Monday, April 13, 2020

Trump pretending that he can ‘reopen’ the economy is setting us up for more death and depression by Jason Statler


medium.com

Trump pretending that he can ‘reopen’ the economy is setting us up for more death and depression

Jason Sattler


As usual, the most challenging game we can play while stuck inside our homes is deciding which event from the last week should disgust us more.
Is it “The stock market enjoys its best week in 45 years as we found out 16 million Americans have lost their jobs in the last three weeks”? Or is it “Republicans celebrate a new projection that shows only 60,000 Americans losing their lives over Covid-19”?
Together, these two moral atrocities are forming the predicate for the right wing to push the idea that it’s time for Donald Trump to “reopen” the economy. This premise is horrendous for numerous reasons obvious to anyone who doesn’t have a Hannity wallpaper on his PC.
But let’s focus on two.
  1. Trump doesn’t get to decide to reopen anything, except specific functions of the federal government. You know he can’t really open anything because he never shut anything down. Sure, his guidance will be heeded by Republican governors. We know this because his insistence on treating Covid-19 like the Mueller investigation or the “pee tape” — and trying to use the word “hoax” and William Barr to try to somehow make it go away — led to governors like Florida’s Ron DeSantis making decisions like letting spring break go on for 5 days in the middle of a pandemic. In general, governors and mayors will make the official decisions about when things reopen. And people, who generally oppose dying, will ultimately decide if it even matters if things open anyway. Things being open isn’t the pressing issue. People feeling safe is.
  2. We are now barreling toward a Great Depression. The only question is whether it will be a not-so-great depression, a greater depression or the greatest depression. We’ll likely soon have the highest unemployment rate in American history. And expecting that to be fixed quickly when the Trump administration is still interested in settling old right-wing scores like killing the Postal Service, which employs 600,000 and helps keep millions more employed, isn’t just delusional. It’s the same magical thinking Trump used to propel us into this disaster.
We’ll never know how America — and the world — would have responded to Covid-19 if the most powerful man alive hadn’t spent January, February and early March recycling Chinese government propaganda about this virus. But Trump’s now well-documented failure to react to the growing threat may end up being less disastrous than the blabbering, bungling, dastardly response he’s been engaged in over the last few weeks, where his penchant for vendettas has emphasized his general lack of concern for human lives.
The “reopen” debate, which Trump sparked by suggesting that Easter would be the day we opened everything — how did that work out? — is perhaps the most dangerous thing Trump has done. It’s minimized the threat of Covid-19, which is now killing more Americans each day than were dying at the height of the Vietnam and possibly as many as 9/11 if an accurate count were possible, and set us up for what would be an even greater disaster — a failed attempt at sending Americans back into public that would yield massive casualties and wreck what’s left of our economy.
It shouldn’t be lost on us that the people who would be most likely to respond to Trump’s “reopen” orders would be his own supporters, who he is willing to sacrifice so he can get back to bragging about the stock market. And the people who will suffer the most, as always, will be the most vulnerable.
The stock market is again nurturing Trump’s delusions, even after recognizing that its convulsions were the only motivation for Trump ever pretending to take Covid-19 seriously. It’s overreacting to the Fed’s maneuvers, ignoring massive job losses and failing to understand how it’s encouraging the right to ignore what the real meaning of newer, more optimistic projections of American deaths.
“A notable shift downward in projected deaths from coronavirus is already being spun as ‘experts were wrong!!’ instead of ‘hey, the thing experts said would drive down deaths might be driving down deaths,’ Philip Bump noted.

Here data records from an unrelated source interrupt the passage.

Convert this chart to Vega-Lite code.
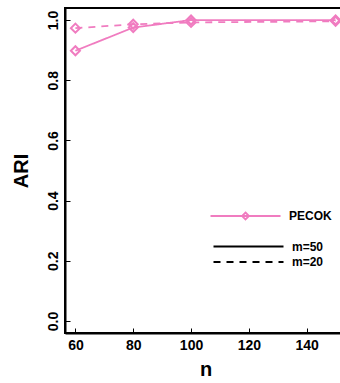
{
  "$schema": "https://vega.github.io/schema/vega-lite/v6.json",
  "width": 281,
  "height": 325,
  "autosize": "none",
  "padding": {"left": 65, "top": 8, "right": 0, "bottom": 50},
  "background": "white",
  "config": {
    "font": "Liberation Sans",
    "view": {"stroke": "black", "strokeWidth": 2},
    "axis": {
      "domainColor": "black", "domainWidth": 2, "tickColor": "black", "tickWidth": 1,
      "tickSize": -5, "grid": false, "labelFont": "Liberation Sans", "labelFontWeight": "bold",
      "labelFontSize": 14, "labelColor": "black", "titleFont": "Liberation Sans",
      "titleFontWeight": "bold", "titleColor": "black", "titleFontSize": 20
    },
    "legend": {"padding": 0}
  },
  "data": {
    "values": [
      {"n": 60, "ari": 0.898, "m": "m=50", "method": "PECOK"},
      {"n": 80, "ari": 0.975, "m": "m=50", "method": "PECOK"},
      {"n": 100, "ari": 1.0, "m": "m=50", "method": "PECOK"},
      {"n": 150, "ari": 1.0, "m": "m=50", "method": "PECOK"},
      {"n": 60, "ari": 0.973, "m": "m=20", "method": "PECOK"},
      {"n": 80, "ari": 0.986, "m": "m=20", "method": "PECOK"},
      {"n": 100, "ari": 0.992, "m": "m=20", "method": "PECOK"},
      {"n": 150, "ari": 0.996, "m": "m=20", "method": "PECOK"}
    ]
  },
  "encoding": {
    "x": {"field": "n", "type": "quantitative",
      "scale": {"domain": [56.4, 153.6], "nice": false, "zero": false},
      "axis": {"values": [60, 80, 100, 120, 140], "title": "n", "labelPadding": 10, "titlePadding": 7}},
    "y": {"field": "ari", "type": "quantitative",
      "scale": {"domain": [-0.04, 1.04], "nice": false, "zero": false},
      "axis": {"values": [0, 0.2, 0.4, 0.6, 0.8, 1.0], "format": ".1f", "labelAngle": -90,
        "labelPadding": 10, "title": "ARI", "titlePadding": 15}},
    "color": {"field": "method", "type": "nominal",
      "scale": {"domain": ["PECOK"], "range": ["#f07cc0"]},
      "legend": {"orient": "none", "legendX": 174.5, "legendY": 202, "title": null,
        "symbolType": "M-10,0H10M0,-1L1,0L0,1L-1,0Z", "symbolSize": 49,
        "symbolStrokeWidth": 1.8, "symbolFillColor": "transparent",
        "labelFontSize": 12, "labelFontWeight": "bold", "labelColor": "black", "labelOffset": 37.5}}
  },
  "layer": [
    {
      "mark": {"type": "line", "strokeWidth": 1.8},
      "encoding": {
        "strokeDash": {"field": "m", "type": "nominal",
          "scale": {"domain": ["m=50", "m=20"], "range": [[1, 0], [7, 6]]},
          "legend": {"orient": "none", "legendX": 177.5, "legendY": 232.5, "title": null,
            "symbolType": "M-10,0H10", "symbolSize": 49, "symbolStrokeColor": "black",
            "symbolStrokeWidth": 2, "labelFontSize": 12, "labelFontWeight": "bold",
            "labelColor": "black", "labelOffset": 37.5, "rowPadding": 3.5}}
      }
    },
    {
      "mark": {"type": "point", "shape": "diamond", "filled": false, "size": 81, "strokeWidth": 2, "opacity": 1},
      "encoding": {"detail": {"field": "m"}}
    }
  ]
}
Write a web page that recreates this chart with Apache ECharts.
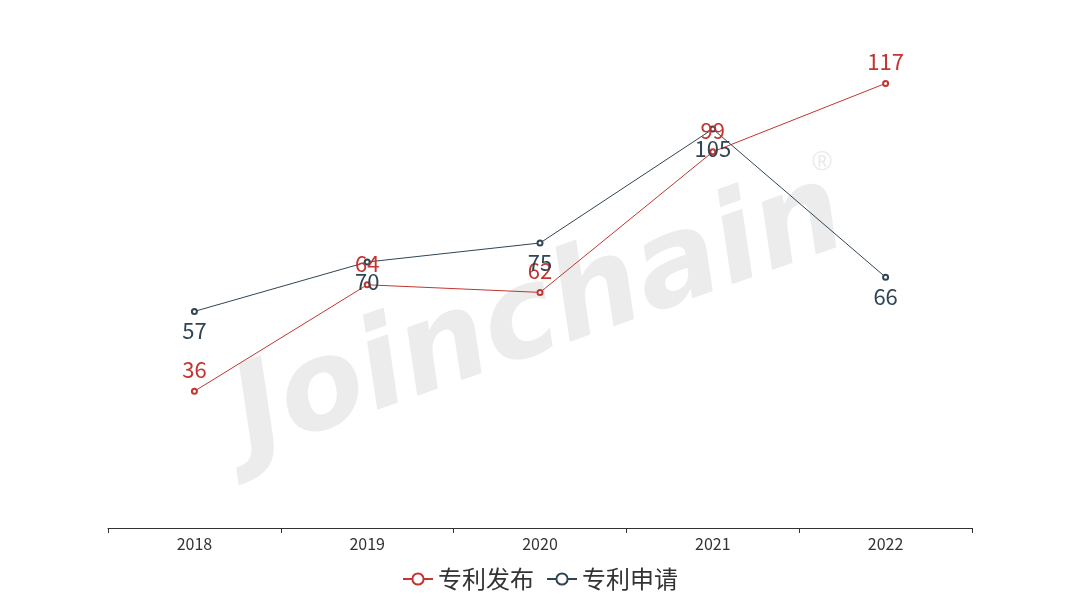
<!DOCTYPE html>
<html><head><meta charset="utf-8">
<script src="https://cdn.jsdelivr.net/npm/echarts@6/dist/echarts.min.js"></script>
<style>html,body{margin:0;padding:0;background:#fff}#c{width:1080px;height:600px}</style>
</head><body><div id="c"></div>
<script>
var categories = ['2018','2019','2020','2021','2022'];
var publishValues = [36, 64, 62, 99, 117];
var applyValues = [57, 70, 75, 105, 66];
var seriesNames = ['专利发布','专利申请'];
var chart = echarts.init(document.getElementById('c'));
var font = '"Noto Sans CJK SC", "Noto Sans", sans-serif';
chart.setOption({
  color: ['#c23531', '#2f4554'],
  textStyle: {fontFamily: font},
  graphic: [
    {type:'text', x: 540, y: 318, rotation: 19.5*Math.PI/180, z: -10, silent: true,
     style:{text:'Joinchain', x: 0, y: 0, align: 'center', verticalAlign: 'middle',
       fontSize: 124, fontWeight:'bold', fontStyle:'italic', fontFamily:'"DejaVu Sans", sans-serif', fill:'#ececec'}},
    {type:'text', x: 822, y: 163, z: -10, silent: true,
     style:{text:'®', x: 0, y: 0, align: 'center', verticalAlign: 'middle', fontSize: 26, fontFamily:'"Open Sans", sans-serif', fill:'#ebebeb'}}
  ],
  legend: {bottom: 4, itemWidth: 30, itemHeight: 14, itemGap: 12,
    textStyle: {fontSize: 24, color: '#333', fontFamily: font},
    data: seriesNames},
  grid: {left: 108, right: 108, top: 72, bottom: 72},
  xAxis: {type: 'category', data: categories, boundaryGap: true,
    axisLine: {show: true, lineStyle: {color: '#333'}},
    axisTick: {show: true, length: 5, lineStyle: {color: '#333'}},
    axisLabel: {fontSize: 16, color: '#333', margin: 8}},
  yAxis: {type: 'value', min: 0, max: 120, show: false, splitLine: {show: false}},
  series: [
    {name: seriesNames[0], type: 'line', data: publishValues, symbol: 'emptyCircle', symbolSize: 5,
     itemStyle: {borderWidth: 1}, lineStyle: {width: 1},
     label: {show: true, position: 'top', fontSize: 22, color: '#c23531', distance: 7}},
    {name: seriesNames[1], type: 'line', data: applyValues, symbol: 'emptyCircle', symbolSize: 5,
     itemStyle: {borderWidth: 1}, lineStyle: {width: 1},
     label: {show: true, position: 'bottom', fontSize: 22, color: '#2f4554', distance: 5}}
  ]
});
</script></body></html>
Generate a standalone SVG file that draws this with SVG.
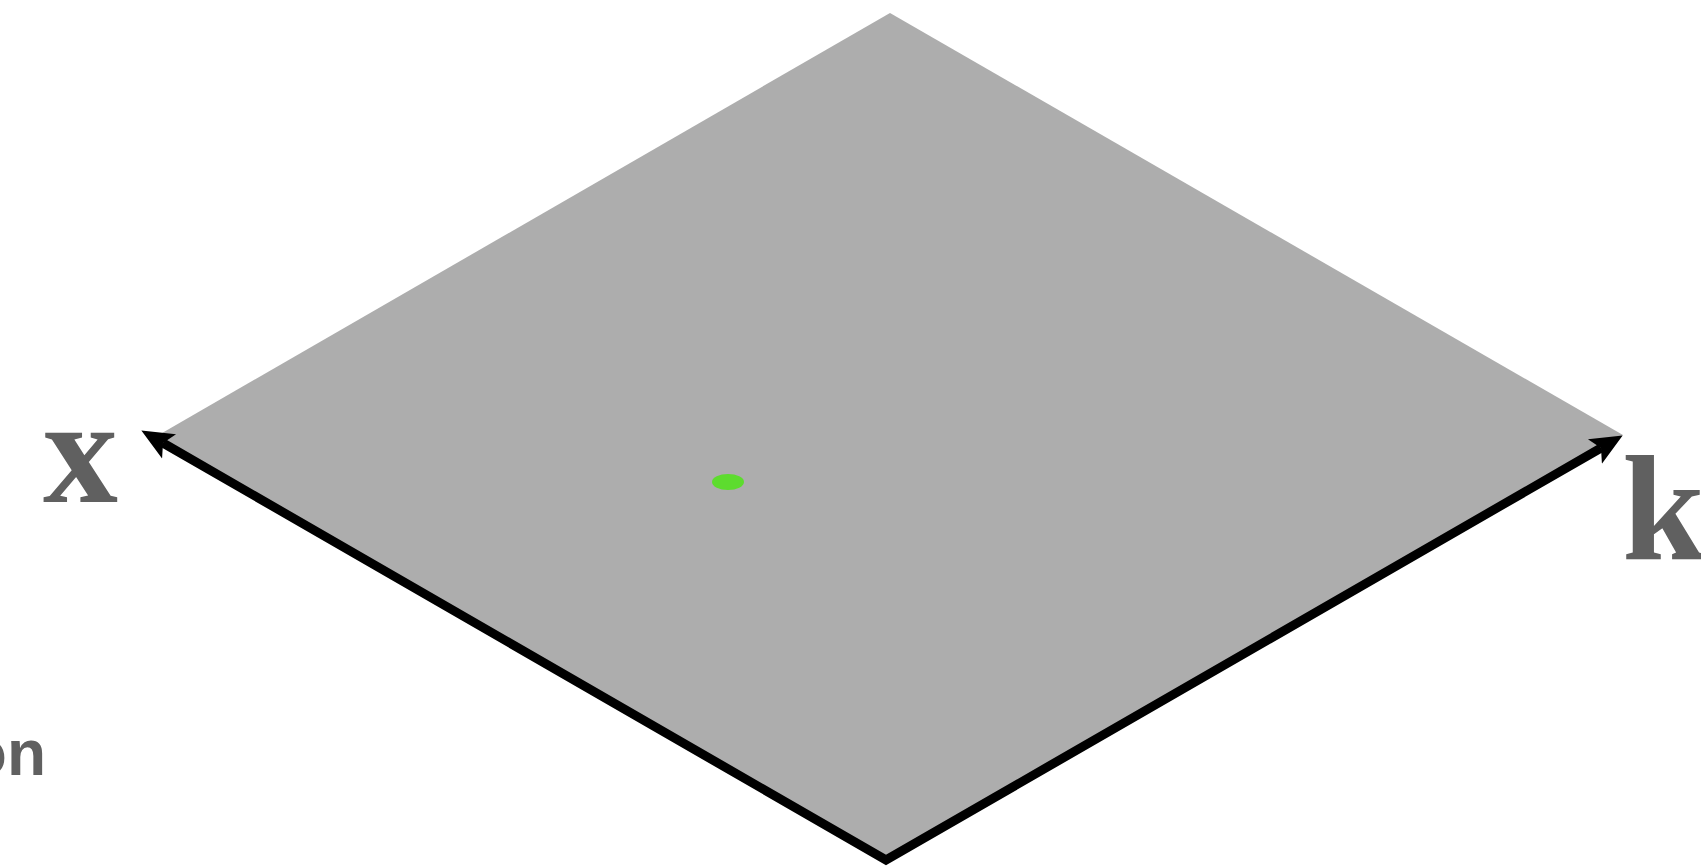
<svg xmlns="http://www.w3.org/2000/svg" width="1701" height="868" viewBox="0 0 1701 868">
<style>
.lbl{font-family:"Liberation Serif","Times New Roman",serif;font-weight:bold;fill:#606060;font-size:150px}
.lbl2{font-family:"Liberation Sans",Arial,sans-serif;font-weight:bold;fill:#606060;font-size:64px}
.axis{fill:none;stroke:#000;stroke-width:9;stroke-linejoin:miter;stroke-miterlimit:10}
</style>
<defs>
<marker id="ah" viewBox="0 0 34 30" refX="7" refY="15" markerWidth="34" markerHeight="30" markerUnits="userSpaceOnUse" orient="auto-start-reverse">
<path d="M0,1 L32,15 L0,29 L7,15 Z" fill="#000"/>
</marker>
</defs>
<g id="plane">
<polygon points="890,13 1623,435 886,860 150,440" fill="#adadad"/>
</g>
<g id="point">
<ellipse cx="728" cy="482" rx="16" ry="8" fill="#5ddc2e"/>
</g>
<g id="connectors">
<polyline class="axis" points="163,443 886,860 1601,448" marker-start="url(#ah)" marker-end="url(#ah)"/>
</g>
<g id="label-x"><text class="lbl" x="43" y="502">x</text></g>
<g id="label-k"><text class="lbl" x="1622" y="560">k</text></g>
<g id="label-on"><text class="lbl2" x="46" y="775" text-anchor="end">on</text></g>
</svg>
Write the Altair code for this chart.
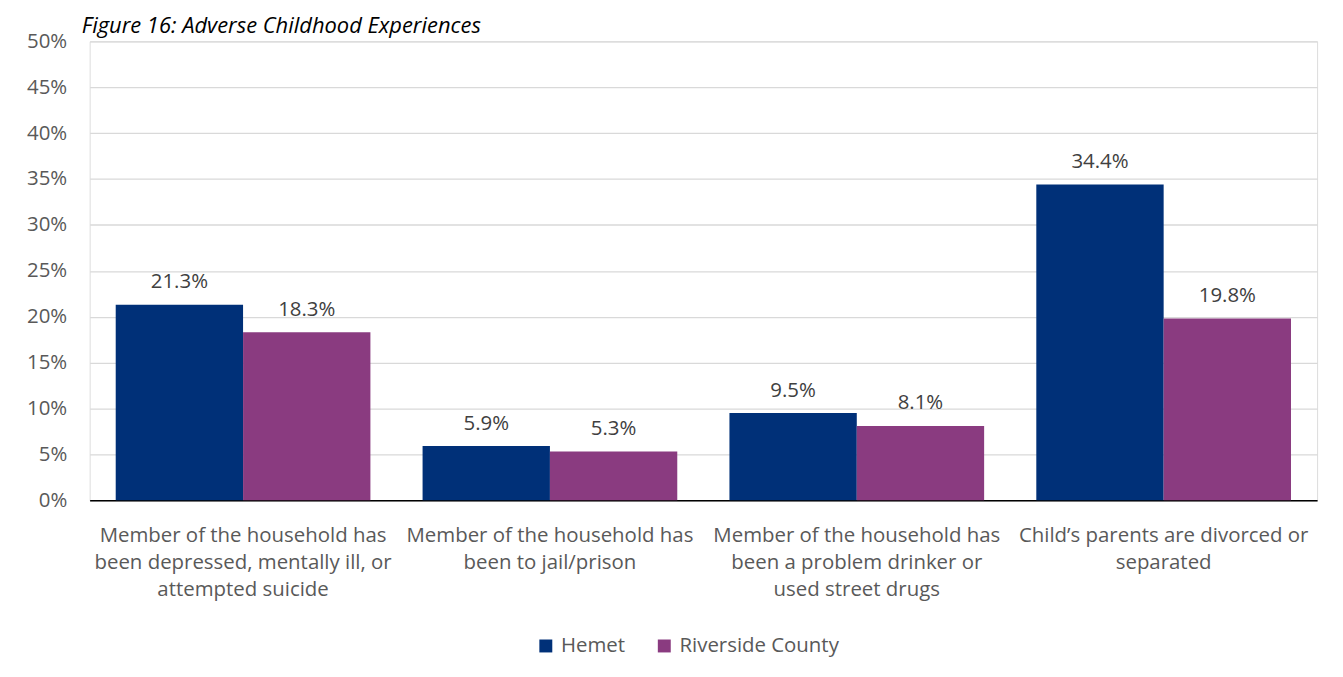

The model itself still sees the situation through rose-colored glasses over rose-colored contacts, but it all depends on keeping up doing the extreme measures we’re pursuing (and hating) until there are few Covid-19 deaths.
We’re so far from that point in many places that it’s cruel to suggest otherwise. And Trump is willing, as always, to use cruelty to deflect blames from his failures.
So when Trump says “reopen,” what he means is “human sacrifice to aid Donald Trump’s reelection prospects.” The right may be fine with that, but that Wall Street is playing along with this game is the best argument for more financial regulation that can possibly be made.